High ownership in high-stakes systems

Citadel teams operate with deep individual ownership. Whether you are building infrastructure, analyzing data, or designing models, your work is expected to be reliable, explainable, and defensible.

Interviews often probe:

  • How you validate correctness
  • How you test assumptions
  • How you detect and fix errors
  • How you respond when results are wrong

Candidates who demonstrate discipline and accountability consistently outperform those who optimize for speed alone.

Citadel signal: Reliability beats cleverness.

Performance measured by outcomes

Citadel’s culture is deeply performance-oriented. Interviews reflect this by focusing on what actually worked, not just what was attempted.

Interviewers listen for:

  • Clear definitions of success and failure
  • Quantitative evaluation of outcomes
  • Willingness to revisit and revise decisions

Vague impact statements or qualitative-only results tend to underperform.

Citadel signal: Measurable results matter.

The Citadel Interview Process: Step by Step

The Citadel interview process is designed to answer three core questions:

  1. Can you reason precisely under pressure?
  2. Can you apply technical or analytical skills without cutting corners?
  3. Can you operate reliably in high-stakes, performance-driven environments?
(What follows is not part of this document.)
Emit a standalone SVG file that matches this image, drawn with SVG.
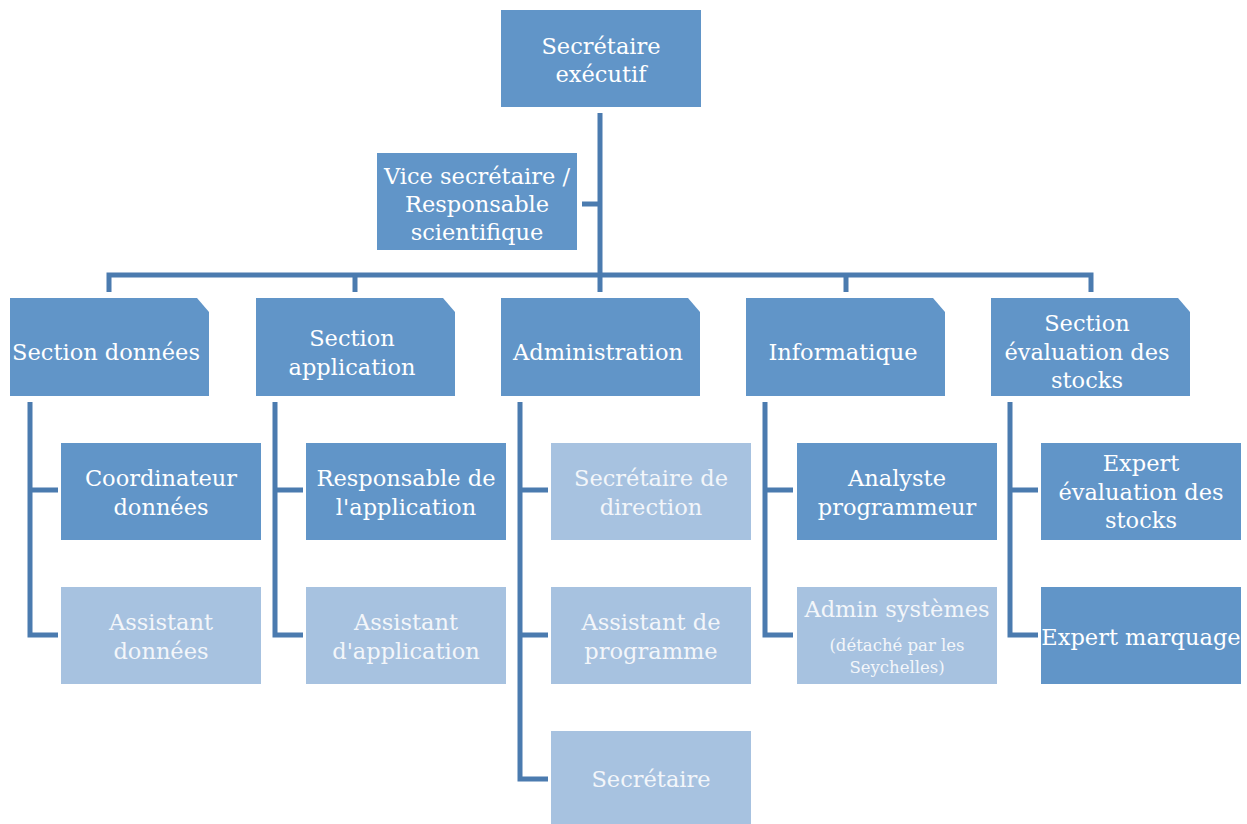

The exact process varies by role, team, and location, but most Citadel interviews follow a consistent structure.

Citadel Interview Stages at a Glance

Stage What It Tests What To Expect Tip
Application & Resume Review Fundamental fit Resume screened for rigor, depth, and relevance. Emphasize correctness, scale, and ownership.
Recruiter Screen Motivation and clarity Background, role alignment, expectations. Be direct and precise in explanations.
Initial Technical Screen Core skills SQL, coding, statistics, or problem-solving depending on role. Show structure before computation.
Deep Technical & Reasoning Rounds Depth and correctness Multiple interviews focused on logic, edge cases, and validation. Verbalize assumptions clearly.
Behavioral & Judgment Interviews Ownership and reliability Decision-making, failure handling, accountability. Anchor answers in concrete outcomes.
Final Review & Offer Overall bar Team fit, leveling, and compensation discussion. Ask about evaluation criteria and expectations.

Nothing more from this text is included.